If you try, you will see that the test function fails to typecheck on


let is_present (type a elt) (x : (elt, a) opt) =
  match x with Just _ -> true | Nothing -> false

let test (type a b c) (r : < z : a ; w : b ; q : c > r) =
  match is_present r.w, is_present r.q, is_present r.z with
  | true, true, _ ->
      (* in this branch and only in this branch,
       we know that `w` and `z` are present *)
      WQpresent r
  | true, _, true -> ZWpresent r
  | _ -> Missing
49 |       WQpresent r
                     ^
Error: The value r has type < q : c; w : b; z : a > r
       but an expression was expected of type
         < q : just; w : just; z : 'a > r
       The method q has type c, but the expected method type was just

The reason is that the typechecker cannot assume anything after matching a boolean.
Contrarily, when matching on the GADT value Type.(Equal: (a,just) eq), the typechecker knows that we are in a local context where a = just.

Note that we could also match on the field themselves:

let test (type a b c) (r : < z : a ; w : b ; q : c > r) =
  match r.w, r.q, r.z with
  | Just _, Just _, _ ->
      (* in this branch and only in this branch,
       we know that `w` and `z` are present *)
      WQpresent r
  | Just _, _, Just _ -> ZWpresent r
  | _ -> Missing

The advantage of rather using the present function is that we extract just the local type equality that we need from r.w and friends. This is a classical pattern where we use the Type.eq
to extract a local type equality inside a pattern and transport it outside the context.

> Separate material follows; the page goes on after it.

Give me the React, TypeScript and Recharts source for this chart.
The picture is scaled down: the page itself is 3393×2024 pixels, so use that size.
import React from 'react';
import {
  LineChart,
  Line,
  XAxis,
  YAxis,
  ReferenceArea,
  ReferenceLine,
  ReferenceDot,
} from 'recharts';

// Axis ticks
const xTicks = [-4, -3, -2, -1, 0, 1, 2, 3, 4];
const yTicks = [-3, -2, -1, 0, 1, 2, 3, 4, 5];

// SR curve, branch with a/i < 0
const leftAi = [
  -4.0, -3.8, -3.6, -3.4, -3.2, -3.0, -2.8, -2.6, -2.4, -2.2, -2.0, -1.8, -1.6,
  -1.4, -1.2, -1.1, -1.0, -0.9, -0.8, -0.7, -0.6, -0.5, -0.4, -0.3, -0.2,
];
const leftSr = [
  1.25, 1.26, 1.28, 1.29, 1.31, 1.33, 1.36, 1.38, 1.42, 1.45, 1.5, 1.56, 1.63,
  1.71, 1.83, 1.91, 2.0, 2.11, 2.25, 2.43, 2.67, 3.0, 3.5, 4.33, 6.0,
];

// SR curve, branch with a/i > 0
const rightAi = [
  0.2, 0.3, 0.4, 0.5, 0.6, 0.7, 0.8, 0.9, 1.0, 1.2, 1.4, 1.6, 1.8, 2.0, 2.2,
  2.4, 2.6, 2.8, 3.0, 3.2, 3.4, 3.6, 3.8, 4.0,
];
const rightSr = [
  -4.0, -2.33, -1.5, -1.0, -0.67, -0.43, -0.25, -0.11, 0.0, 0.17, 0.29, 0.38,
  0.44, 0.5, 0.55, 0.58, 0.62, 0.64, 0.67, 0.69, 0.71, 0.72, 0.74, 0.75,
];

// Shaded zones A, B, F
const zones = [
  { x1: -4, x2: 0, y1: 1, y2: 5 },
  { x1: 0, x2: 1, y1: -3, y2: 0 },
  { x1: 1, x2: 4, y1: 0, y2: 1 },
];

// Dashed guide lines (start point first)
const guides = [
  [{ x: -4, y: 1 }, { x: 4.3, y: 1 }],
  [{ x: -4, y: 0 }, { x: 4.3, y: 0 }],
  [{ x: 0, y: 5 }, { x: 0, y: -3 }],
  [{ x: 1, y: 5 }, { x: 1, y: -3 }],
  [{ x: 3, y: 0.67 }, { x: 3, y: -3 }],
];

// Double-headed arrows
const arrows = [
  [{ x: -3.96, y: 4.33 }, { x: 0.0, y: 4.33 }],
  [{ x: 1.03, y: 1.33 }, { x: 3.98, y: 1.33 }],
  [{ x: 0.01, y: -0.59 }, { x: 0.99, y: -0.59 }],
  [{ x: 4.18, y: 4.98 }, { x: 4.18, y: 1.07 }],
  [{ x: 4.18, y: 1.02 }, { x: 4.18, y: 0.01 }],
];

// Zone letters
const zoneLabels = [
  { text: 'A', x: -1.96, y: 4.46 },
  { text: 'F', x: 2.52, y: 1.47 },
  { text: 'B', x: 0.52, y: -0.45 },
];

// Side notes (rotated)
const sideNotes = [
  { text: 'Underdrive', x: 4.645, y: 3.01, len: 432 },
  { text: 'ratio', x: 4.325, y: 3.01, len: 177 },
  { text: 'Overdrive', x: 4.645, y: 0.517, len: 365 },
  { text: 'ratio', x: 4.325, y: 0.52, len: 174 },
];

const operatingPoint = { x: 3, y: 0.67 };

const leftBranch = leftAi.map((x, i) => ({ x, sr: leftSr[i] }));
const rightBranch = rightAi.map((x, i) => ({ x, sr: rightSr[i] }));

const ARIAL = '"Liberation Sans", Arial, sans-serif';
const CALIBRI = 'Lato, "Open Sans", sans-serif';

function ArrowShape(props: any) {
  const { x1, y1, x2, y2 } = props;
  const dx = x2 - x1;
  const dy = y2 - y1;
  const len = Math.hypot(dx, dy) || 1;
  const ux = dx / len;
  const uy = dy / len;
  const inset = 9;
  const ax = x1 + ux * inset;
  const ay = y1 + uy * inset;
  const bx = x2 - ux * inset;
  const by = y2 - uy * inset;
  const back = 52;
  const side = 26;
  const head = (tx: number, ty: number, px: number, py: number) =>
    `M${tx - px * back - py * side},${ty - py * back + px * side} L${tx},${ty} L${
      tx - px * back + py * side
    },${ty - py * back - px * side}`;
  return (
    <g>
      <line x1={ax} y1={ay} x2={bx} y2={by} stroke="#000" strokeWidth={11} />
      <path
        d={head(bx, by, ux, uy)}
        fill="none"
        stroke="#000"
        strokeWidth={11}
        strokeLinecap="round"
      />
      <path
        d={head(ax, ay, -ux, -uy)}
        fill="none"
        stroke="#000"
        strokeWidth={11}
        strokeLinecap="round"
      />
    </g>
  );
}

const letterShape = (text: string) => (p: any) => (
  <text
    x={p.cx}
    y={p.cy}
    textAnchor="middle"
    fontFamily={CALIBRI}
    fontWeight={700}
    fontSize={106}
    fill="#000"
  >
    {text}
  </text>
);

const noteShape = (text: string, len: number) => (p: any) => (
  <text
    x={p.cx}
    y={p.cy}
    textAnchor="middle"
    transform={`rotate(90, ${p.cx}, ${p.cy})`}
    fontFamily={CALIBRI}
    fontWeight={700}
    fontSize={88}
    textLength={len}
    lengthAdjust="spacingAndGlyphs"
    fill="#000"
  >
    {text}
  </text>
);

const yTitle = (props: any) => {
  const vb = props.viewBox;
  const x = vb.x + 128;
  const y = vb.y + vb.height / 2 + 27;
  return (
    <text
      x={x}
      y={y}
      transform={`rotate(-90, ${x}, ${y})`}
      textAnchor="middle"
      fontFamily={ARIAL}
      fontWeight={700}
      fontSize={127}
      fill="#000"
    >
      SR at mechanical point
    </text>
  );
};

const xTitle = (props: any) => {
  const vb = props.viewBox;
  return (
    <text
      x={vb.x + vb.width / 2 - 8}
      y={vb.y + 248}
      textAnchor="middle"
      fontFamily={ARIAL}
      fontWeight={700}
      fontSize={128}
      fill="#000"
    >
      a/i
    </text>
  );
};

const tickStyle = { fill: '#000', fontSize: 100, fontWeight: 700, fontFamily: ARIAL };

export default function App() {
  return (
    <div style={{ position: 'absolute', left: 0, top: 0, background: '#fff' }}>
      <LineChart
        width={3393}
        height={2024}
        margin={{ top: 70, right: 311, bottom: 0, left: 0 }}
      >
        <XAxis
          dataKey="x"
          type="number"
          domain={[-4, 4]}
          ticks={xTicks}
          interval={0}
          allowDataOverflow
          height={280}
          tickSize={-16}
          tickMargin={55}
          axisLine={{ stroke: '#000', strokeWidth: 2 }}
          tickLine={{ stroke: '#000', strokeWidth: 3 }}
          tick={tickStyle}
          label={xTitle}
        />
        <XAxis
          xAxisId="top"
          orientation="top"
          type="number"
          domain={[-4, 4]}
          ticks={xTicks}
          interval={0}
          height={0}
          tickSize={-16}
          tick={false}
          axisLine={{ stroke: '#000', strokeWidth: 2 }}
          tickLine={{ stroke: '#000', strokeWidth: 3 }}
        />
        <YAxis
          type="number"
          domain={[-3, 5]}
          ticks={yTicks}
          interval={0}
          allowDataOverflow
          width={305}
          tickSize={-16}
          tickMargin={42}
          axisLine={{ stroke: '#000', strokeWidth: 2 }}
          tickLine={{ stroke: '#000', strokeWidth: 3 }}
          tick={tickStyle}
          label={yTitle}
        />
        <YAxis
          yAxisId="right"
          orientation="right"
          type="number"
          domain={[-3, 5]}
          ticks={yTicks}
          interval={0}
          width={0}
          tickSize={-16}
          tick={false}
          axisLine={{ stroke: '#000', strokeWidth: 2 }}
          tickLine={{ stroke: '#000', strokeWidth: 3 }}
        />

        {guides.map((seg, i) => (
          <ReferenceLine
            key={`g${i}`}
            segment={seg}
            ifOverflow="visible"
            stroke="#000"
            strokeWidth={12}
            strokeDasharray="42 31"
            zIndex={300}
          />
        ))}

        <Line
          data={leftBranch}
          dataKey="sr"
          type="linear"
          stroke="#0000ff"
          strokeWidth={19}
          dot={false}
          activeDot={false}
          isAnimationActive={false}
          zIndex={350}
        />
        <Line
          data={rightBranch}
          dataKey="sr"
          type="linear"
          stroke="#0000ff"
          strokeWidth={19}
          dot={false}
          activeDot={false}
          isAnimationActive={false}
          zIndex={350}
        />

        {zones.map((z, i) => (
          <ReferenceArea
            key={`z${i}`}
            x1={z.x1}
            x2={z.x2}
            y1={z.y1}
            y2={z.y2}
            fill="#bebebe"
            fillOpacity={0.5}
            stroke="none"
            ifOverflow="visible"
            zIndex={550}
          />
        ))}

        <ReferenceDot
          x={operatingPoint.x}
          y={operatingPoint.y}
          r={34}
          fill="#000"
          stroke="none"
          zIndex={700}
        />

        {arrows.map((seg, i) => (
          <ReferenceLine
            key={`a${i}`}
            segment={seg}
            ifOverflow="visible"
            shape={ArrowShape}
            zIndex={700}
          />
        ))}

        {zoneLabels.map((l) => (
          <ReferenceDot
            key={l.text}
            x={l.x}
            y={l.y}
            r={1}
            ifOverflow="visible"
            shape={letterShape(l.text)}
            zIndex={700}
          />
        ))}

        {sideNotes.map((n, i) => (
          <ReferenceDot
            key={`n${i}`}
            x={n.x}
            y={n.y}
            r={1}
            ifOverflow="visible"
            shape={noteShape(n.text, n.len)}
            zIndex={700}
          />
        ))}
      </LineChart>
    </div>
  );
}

A case where the useful is more obvious is for GADT-equality:

type 'a ty =
  | Int: int ty
  | Float: float ty
  | Pair: 'a ty * 'b ty -> ('a*'b) ty
type value = V: 'a ty * 'a -> value

let rec equal: type a b. a ty -> b ty -> (a,b) Type.eq option =
  fun x y -> match x, y with
| Int, Int -> Some Type.Equal
| Float, Float -> Some Type.Equal
| Pair (a,b), Pair (x,y) ->
  begin match equal a x, equal b y with
  | Some Type.Equal, Some Type.Equal -> Some Type.Equal
  | _ -> None
  end
| _ -> None

Here the function equal x y either gives us None or a witness that the types of x and y
are the same. We can use it, for extracting a value from a V box :

let get_ty (type a) (ty: a ty) (V(ty',x)): a option = match equal ty ty' with
| Some Type.Eq -> Some x
| _ -> None

We could inline the definition of equal in get_ty but that would be quite cumbersome, and the code would likely end up being duplicated quite a number of times.

Thanks. I verified that your solution works locally .Thanks for clarifying this for me. Is there a book for me to read on classical GADT patterns? @octachron

type 'a ty =
  | Int : int ty
  | Float : float ty
  | Pair : 'a ty * 'b ty -> ('a * 'b) ty

type 'a value = V : 'a ty * 'a -> 'a value

let rec equal : type a b. a ty -> b ty -> (a, b) Type.eq option =
 fun x y ->
  match (x, y) with
  | Int, Int -> Some Type.Equal
  | Float, Float -> Some Type.Equal
  | Pair (a, b), Pair (x, y) -> (
      match (equal a x, equal b y) with
      | Some Type.Equal, Some Type.Equal -> Some Type.Equal
      | _ -> None)
  | _, _ -> None

let get_ty (type a) (ty : a ty) (V (ty', x)) : a option =
  match equal ty ty' with Some Type.Equal -> Some x | _ -> None

let get_value = function V (_, x) -> x

(* *)
let x = Int
let () = ignore x
let y = get_ty Float (V (Float, 1.0))
let () = ignore x
let z = get_ty Int (V (Int, 1))
let () = ignore x
let p = V (Int, 1)
let () = ignore x

(* *)
let q = get_value (V (Int, 1))
let () = ignore x
let r = get_value (V (Float, 1.0))
let () = ignore x
let s = get_value (V (Pair (Int, Float), (1, 1.5)))
let () = ignore x